TALLINN - The largest banks and retailers in Estonia have prepared a major advertisement blitz to save a once promising mobile phone-facilitated payment system from certain extinction.
Formally launched in November 2002, the system has grown to encompass over 1,000 businesses with some 1,500 sales points around the country - including cafes, bars, bus stations, taxis - yet its popularity remains dismally low. According to Hansapank and Uhispank, the two banks facilitating mobile-phone payments, monthly turnover through the system is a paltry 4,000 euros.
"Zero," said a shop assistant at the Almondi drugstore in downtown Tallinn when asked how to rate the popularity of the mobile phone payment option.
"We've had it since August 2002 - from the test period on - and so far the only person who has used it was the Uhispank employee who came to test it after installation," said the shop assistant.
"People do not use it although we have the signs in the salesroom," she added.
From its inception the service was developed for the sake of small purchases, such as for buying pastries and flowers or paying for a taxi or the tab at a pub. The daily limit, after all, was set at, and still is, 200 euros.
However, even in places with younger and more tech-savvy clientele the mobile-phone payment option does not seem to be pop.
"We've had it since last November, and during my working hours nobody has used it," said a shop assistant from CD 100 music store.

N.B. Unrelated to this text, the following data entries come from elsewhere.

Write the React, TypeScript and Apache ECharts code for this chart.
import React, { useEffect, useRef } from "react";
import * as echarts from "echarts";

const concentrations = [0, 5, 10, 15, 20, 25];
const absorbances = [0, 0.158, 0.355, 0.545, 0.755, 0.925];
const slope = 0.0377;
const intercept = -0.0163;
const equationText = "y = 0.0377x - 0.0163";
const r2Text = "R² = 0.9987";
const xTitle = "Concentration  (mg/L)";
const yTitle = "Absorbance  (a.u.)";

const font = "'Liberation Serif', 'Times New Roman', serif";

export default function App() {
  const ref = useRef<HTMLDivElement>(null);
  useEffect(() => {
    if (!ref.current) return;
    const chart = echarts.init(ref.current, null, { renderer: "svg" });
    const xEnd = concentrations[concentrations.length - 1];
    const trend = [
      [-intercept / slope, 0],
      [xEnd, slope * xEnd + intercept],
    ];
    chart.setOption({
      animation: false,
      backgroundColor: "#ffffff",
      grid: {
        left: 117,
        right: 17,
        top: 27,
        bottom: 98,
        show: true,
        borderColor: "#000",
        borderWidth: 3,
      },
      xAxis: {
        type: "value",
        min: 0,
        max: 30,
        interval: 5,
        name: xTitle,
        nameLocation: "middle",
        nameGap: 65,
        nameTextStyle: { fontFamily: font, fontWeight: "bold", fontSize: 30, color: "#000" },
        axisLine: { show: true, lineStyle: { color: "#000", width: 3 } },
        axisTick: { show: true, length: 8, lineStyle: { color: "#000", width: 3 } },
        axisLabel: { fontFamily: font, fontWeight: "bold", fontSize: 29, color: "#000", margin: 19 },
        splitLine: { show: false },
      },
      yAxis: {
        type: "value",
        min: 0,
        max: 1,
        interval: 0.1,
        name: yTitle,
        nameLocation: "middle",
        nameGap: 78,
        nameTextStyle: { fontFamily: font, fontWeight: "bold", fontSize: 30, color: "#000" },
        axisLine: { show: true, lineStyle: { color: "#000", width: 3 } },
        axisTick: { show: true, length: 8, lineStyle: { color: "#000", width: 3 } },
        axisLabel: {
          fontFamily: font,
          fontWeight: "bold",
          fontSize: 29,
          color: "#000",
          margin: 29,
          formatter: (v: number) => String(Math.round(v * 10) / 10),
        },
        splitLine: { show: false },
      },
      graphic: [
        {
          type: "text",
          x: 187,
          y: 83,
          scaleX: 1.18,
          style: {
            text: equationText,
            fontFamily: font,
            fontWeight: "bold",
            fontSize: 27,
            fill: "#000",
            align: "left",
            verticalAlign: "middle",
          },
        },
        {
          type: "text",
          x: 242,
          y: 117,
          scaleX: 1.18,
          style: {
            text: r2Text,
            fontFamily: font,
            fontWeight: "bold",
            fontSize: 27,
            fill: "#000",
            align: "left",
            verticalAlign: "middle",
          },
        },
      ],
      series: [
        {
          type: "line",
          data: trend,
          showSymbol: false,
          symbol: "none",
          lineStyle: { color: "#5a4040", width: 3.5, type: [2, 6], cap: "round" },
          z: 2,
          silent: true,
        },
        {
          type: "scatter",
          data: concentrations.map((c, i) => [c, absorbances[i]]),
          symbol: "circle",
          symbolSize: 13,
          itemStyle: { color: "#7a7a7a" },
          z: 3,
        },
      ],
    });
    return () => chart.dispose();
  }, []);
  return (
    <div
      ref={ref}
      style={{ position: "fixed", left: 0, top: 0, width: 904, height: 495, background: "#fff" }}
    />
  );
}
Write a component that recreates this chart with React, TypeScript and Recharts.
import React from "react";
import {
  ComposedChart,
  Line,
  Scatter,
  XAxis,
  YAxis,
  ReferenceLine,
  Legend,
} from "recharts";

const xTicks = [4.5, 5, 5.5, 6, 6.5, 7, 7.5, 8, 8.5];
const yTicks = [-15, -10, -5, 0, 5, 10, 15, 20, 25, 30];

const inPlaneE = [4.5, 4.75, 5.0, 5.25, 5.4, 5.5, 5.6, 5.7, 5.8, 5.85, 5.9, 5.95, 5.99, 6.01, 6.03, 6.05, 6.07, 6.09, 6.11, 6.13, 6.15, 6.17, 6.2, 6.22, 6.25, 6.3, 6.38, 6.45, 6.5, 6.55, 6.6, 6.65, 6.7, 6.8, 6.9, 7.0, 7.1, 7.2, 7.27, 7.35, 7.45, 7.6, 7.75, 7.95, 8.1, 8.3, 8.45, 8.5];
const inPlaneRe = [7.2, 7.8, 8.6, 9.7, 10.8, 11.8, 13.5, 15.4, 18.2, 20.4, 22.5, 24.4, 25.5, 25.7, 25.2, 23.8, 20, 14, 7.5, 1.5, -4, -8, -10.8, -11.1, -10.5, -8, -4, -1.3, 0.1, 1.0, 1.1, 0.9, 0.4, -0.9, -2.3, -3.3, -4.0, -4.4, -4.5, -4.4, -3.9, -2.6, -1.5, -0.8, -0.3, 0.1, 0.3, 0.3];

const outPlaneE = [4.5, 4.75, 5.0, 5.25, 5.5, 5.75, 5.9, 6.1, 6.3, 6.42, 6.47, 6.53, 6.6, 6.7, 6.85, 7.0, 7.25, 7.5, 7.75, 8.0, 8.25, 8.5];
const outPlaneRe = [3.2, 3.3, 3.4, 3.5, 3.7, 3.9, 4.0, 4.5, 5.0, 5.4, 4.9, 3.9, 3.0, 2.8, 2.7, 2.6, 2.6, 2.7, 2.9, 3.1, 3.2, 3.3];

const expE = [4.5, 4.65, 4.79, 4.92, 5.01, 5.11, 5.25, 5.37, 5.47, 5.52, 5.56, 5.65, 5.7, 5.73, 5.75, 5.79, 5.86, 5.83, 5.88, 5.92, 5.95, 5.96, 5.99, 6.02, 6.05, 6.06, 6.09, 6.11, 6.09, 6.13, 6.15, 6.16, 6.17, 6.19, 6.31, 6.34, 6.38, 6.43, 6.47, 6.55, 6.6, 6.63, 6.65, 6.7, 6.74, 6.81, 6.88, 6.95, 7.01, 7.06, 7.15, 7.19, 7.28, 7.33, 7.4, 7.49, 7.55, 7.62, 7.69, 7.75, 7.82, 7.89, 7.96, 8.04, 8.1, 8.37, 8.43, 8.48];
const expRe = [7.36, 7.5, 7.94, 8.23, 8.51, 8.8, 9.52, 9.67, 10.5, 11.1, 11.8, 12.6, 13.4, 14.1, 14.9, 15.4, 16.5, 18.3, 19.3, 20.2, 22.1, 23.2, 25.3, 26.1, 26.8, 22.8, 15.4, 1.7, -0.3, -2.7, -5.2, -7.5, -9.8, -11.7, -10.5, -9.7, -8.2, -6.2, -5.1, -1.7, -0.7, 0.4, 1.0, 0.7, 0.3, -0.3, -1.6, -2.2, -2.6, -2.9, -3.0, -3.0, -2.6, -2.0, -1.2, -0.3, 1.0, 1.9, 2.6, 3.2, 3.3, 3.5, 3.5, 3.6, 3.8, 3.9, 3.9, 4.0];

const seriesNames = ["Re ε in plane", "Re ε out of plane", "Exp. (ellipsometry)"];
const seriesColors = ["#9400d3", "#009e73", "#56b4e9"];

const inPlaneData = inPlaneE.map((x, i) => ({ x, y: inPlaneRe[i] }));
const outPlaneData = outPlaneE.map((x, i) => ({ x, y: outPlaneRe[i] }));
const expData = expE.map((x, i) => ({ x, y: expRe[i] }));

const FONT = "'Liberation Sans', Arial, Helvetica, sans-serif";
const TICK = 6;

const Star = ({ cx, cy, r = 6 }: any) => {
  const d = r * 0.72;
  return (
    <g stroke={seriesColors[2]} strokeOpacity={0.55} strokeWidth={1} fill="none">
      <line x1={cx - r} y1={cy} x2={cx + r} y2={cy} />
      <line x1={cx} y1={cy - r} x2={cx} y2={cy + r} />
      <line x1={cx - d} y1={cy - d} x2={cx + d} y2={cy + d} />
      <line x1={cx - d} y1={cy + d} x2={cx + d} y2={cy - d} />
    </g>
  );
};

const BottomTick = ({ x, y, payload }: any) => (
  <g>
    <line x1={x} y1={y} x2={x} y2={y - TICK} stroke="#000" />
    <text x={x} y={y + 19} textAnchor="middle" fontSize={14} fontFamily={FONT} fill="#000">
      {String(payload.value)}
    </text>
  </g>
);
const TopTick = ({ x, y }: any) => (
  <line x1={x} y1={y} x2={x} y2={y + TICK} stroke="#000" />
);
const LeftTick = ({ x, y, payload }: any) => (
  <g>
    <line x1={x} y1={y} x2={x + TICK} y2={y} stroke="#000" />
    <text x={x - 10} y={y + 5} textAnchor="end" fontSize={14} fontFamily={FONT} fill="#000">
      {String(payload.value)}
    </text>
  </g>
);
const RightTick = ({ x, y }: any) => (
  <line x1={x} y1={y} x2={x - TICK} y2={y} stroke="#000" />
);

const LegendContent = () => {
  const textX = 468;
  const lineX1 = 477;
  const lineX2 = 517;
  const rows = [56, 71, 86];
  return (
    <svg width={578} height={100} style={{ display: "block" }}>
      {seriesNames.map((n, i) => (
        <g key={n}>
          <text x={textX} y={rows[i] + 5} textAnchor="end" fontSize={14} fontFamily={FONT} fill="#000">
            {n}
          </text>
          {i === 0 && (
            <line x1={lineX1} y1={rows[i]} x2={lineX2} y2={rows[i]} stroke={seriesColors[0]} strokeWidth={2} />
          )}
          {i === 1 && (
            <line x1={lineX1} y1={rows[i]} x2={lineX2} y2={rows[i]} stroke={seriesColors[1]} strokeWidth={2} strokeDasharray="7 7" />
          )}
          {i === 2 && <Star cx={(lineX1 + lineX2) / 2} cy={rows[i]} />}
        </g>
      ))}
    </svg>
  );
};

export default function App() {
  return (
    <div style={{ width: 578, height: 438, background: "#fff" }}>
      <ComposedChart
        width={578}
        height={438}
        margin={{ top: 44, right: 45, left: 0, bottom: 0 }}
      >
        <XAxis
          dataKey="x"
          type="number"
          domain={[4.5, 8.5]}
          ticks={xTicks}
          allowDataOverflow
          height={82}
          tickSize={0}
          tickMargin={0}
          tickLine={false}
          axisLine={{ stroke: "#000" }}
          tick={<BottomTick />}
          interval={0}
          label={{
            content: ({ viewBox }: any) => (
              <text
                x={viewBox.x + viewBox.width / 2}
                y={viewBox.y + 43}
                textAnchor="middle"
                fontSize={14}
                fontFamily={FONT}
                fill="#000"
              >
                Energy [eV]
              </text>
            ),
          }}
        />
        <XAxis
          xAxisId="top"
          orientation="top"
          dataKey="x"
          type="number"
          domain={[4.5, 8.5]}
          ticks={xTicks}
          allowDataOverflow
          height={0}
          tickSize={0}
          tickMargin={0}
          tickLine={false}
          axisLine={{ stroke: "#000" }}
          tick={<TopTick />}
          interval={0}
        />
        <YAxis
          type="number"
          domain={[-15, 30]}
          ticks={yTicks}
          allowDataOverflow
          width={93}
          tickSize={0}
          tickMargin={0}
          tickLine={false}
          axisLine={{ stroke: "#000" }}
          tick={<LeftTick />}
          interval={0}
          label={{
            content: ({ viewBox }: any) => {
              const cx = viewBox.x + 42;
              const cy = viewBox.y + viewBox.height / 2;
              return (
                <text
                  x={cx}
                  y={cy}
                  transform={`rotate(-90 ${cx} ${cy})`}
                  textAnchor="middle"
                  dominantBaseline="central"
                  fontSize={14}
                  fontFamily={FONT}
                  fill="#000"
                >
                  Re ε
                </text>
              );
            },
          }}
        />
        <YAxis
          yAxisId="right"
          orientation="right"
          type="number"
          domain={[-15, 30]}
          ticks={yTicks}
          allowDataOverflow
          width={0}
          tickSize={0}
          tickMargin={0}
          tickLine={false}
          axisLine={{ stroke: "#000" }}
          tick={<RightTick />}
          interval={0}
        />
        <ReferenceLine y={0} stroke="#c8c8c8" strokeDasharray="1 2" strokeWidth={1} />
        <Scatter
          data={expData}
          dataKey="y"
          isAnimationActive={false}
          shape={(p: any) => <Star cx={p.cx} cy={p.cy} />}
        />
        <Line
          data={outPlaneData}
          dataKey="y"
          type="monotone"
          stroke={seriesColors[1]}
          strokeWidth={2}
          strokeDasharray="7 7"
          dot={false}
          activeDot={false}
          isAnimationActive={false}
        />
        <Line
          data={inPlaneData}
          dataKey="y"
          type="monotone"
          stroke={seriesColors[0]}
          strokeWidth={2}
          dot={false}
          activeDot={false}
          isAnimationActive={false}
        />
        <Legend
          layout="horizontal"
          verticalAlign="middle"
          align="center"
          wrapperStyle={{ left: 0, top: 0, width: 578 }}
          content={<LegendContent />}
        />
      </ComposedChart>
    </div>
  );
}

Mobile-phone payments are easy to carry out, requiring the customer and retailer to confirm the transaction by dialing several numbers and waiting for confirmation.
By contrast, the "old fashioned" card payment option is still widely advertised on TV and in the salesrooms. All Estonians seem to remember the famous hedgehog from the TV commercial holding a bankcard and saying "Pay by card!"
Banks supply stores with countertop pads bearing the same slogan, and the small orange sticker that reads "You can pay via mobile phone here" remains unnoticed.
According to the e-service division of Eesti Uhispank, this year the two banks will introduce transactions between private individuals via mobile phone, which is expected to increase the popularity of buying things via mobile. In the future, payments for communal services and other options might also become available.